Cevap: Türkler duyarsız bir yaratıktır!
Katıldığım noktalar çok fazla...
Öncelikle, biz Türkler duyarsızız demeyelim de, yumurta kapıya dayanmadan hareket etmeyi sevmeyiz diyelim, daha yerinde olur. Bizlerin birşeyleri görüp harekete geçmesi için, mutlaka arkamızdan birinin iteklemesi gerekir. En basit örnek, ödev yapmaya bile anne/babanın zorlamasıyla başlamak...
Tabii, her Türk aynıdır demiyorum. Ama çoğunluğun içinde duyarlı insanlar ne kadar fark edilir olur ki? Ayrıca, duyarlı insanlar o çoğunluğu da kendi tarafına çekmeyi başaramıyorsa, bu da beceriksizliktir, duyarsızlığa ışık tutmaktır. Yani, sen sadece ülkemizde çok duyarsız insan var deyip kenara çekilirsen, bu senle onlar arasında kutuplaşma yaratır, sen de onların aslında bu konuya dikkat çekmelerini sağlamaya çalışırken çuvallarsın.
Size yakın zamandan bir örnek vereyim:
Ankara'da ulaşım fiyatları indirildikten sonra, ani bir kararla eski haline döndü.

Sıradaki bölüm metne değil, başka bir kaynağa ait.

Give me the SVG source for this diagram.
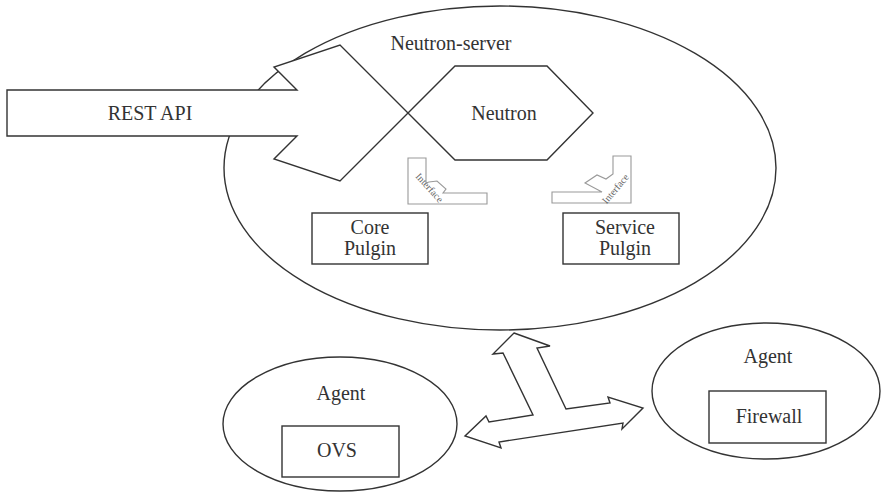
<svg xmlns="http://www.w3.org/2000/svg" width="882" height="493" viewBox="0 0 882 493">
<style>
.ln{fill:#fff;stroke:#333;stroke-width:1.4;stroke-linejoin:miter}
.lt{fill:#fff;stroke:#999;stroke-width:1.1}
.t{font-family:"Liberation Serif","Times New Roman",serif;font-size:20px;fill:#333;text-anchor:middle}
.s{font-family:"Liberation Serif","Times New Roman",serif;font-size:10px;fill:#666;text-anchor:middle}
</style>
<rect width="882" height="493" fill="#fff"/>
<g id="neutron-server">
<ellipse class="ln" cx="500" cy="168" rx="276" ry="162"/>
<text class="t" x="451" y="50">Neutron-server</text>
</g>
<g id="rest-api">
<polygon class="ln" points="7,90 297,90 274,67 340,45 408,113 340,181 274,159 297,136 7,136"/>
<text class="t" x="150" y="120">REST API</text>
</g>
<g id="neutron">
<polygon class="ln" points="408,113 455,66 547,66 593,113 547,160 455,160"/>
<text class="t" x="504" y="120">Neutron</text>
</g>
<g id="interface-left">
<polygon class="lt" points="408,158 426,158 426,183 429,182 437,181 446,189 443,193 487,193 487,204 408,204"/>
<text class="s" x="427" y="190" transform="rotate(48 427 190)">Interface</text>
</g>
<g id="interface-right">
<polygon class="lt" points="613,156 631,156 631,203 552,203 552,192 602,192 585,183 597,175 606,179 613,174"/>
<text class="s" x="618" y="191" transform="rotate(-50 618 191)">Interface</text>
</g>
<g id="core-pulgin">
<rect class="ln" x="312" y="213" width="116" height="51"/>
<text class="t" x="370" y="234">Core</text>
<text class="t" x="370" y="255">Pulgin</text>
</g>
<g id="service-pulgin">
<rect class="ln" x="563" y="213" width="116" height="51"/>
<text class="t" x="625" y="234">Service</text>
<text class="t" x="625" y="255">Pulgin</text>
</g>
<g id="agent-ovs">
<ellipse class="ln" cx="340" cy="424" rx="117" ry="67"/>
<text class="t" x="341" y="400">Agent</text>
<rect class="ln" x="282" y="426" width="117" height="51"/>
<text class="t" x="337" y="457">OVS</text>
</g>
<g id="agent-firewall">
<ellipse class="ln" cx="766" cy="391" rx="114" ry="68"/>
<text class="t" x="768" y="363">Agent</text>
<rect class="ln" x="709" y="391" width="117" height="52"/>
<text class="t" x="769" y="423">Firewall</text>
</g>
<g id="connectors">
<polygon class="ln" points="514,333 550,346 537,348 566,409 610,403 608,397 643,408 622,429 623,423 499,442 501,448 465,436 486,416 489,422 533,415 503,353 493,354"/>
</g>
</svg>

Bu duruma sinirlenen Hacettepe Öğrenci kollektifleri egolardan birine parasız binmeye kalkıştılar. Güvenlik görevlileri kapıyı açmaya çalışırken onlar da kapıları sıkıca tutup içeri sokmadılar kimseyi. Bu durum haberlerde, Hacettepe'li bir grup Tkp'li öğrenci okul otobüsünü gasp etti şeklinde gösterildi. Bu olaydaki yanlışlar neler?
1. Kimseyi örgütlemeden, habersiz, sessiz sedasız propaganda yapmak bir kere baştan çuvallamak demektir.
2. O propaganda, fiyatlar eski haline döndüğünde değil, ilk indirim yapıldığında otobüs seferlerinin azaltılmasına yapılmalıydı. Çünkü adam kardan zarar yapıyor, yani otobüs seferlerini azaltmak yerine çoğaltsa, daha çok kazanacak ama umrunda değil. Amacı bizi zor durumda bırakmaktı.
3. Hadi o gün propaganda yapıldı. O zaman sadece parasız binip, kapılar kapatılmayacaktı. Sadece seslerini duyurmaları yeterdi. Ancak, içerde şoför olduğundan işler değişti. Parasız binmeleri durumunda alabilecekleri ceza, ufak bir miktarken, şoför rehin almanın cezasını siz düşünün. Rehin almak diyorum, çünkü dışardan görünen de buydu.
4. Hadi yaptın propagandanı, o zama ertasi gün, bir sonraki gün, her gün, bitene kadar tekrarlanacaktı. O grubun yaptığı eylem sadece bir gün haberlerde, dediğim şekilde yayınlandı. Bu sürekli hale gelseydi, mutlaka diğer öğrenciler de bu duruma tepkilerini koyacaklardı. Çünkü otobüs fiyatları hepimizi etkiledi. Bu propagandanın sonucu ne mi oldu? İ. Melih Gökçek, indirim sırasında bastırdığı 1 ytl'lik egoları satışa çıkardı. Şimdi 11 ytl yerine bir lira daha fazla veriyoruz, ama yine de 10 kez ego basabiliyoruz. Yani kazık yine bize girdi. Eylem yapan öğrenciler ertesi gün soruşturmaya çekildiler. Bize bişi olmadı. Ama bunu bütün okulun yaptığını bir düşünsenize... Kimi sorguya çekeceklerdi?
Türkler, eylemlerinde plansızlar. Eğer, insanlara olayları doğru açıdan görmelerine yarayacak doğru anlatım yollarını seçselerdi, bu kadar duyarsızlık da olmazdı. Mesela;
Tekel işçilerinin grevinde bir çok sol parti işçinin yanındayız diye sloganlar attı, Sakarya caddesinde beraber halaylar çekildi, Samsun'lu Tekel işçisinin vefatında beraber helvası yendi... Hepsi bu. Tekel işçilerinin yaptığı grev aslında çok büyük bir Sosyalist hareketken, işçiler bunu sadece haklarını aramak için grev olarak bildiler. Bir tane de akıllı çıkıp bunları bilgilendirmedi, bakın bu herif şunları şunları yaptı diye... O 4C, yıllardır var olan birşeyken, sadece grev zamanı dikkatleri çekti...
Anlatmak istediklerimi örneklendirmek istedim. Umarım anlatabilmişimdir.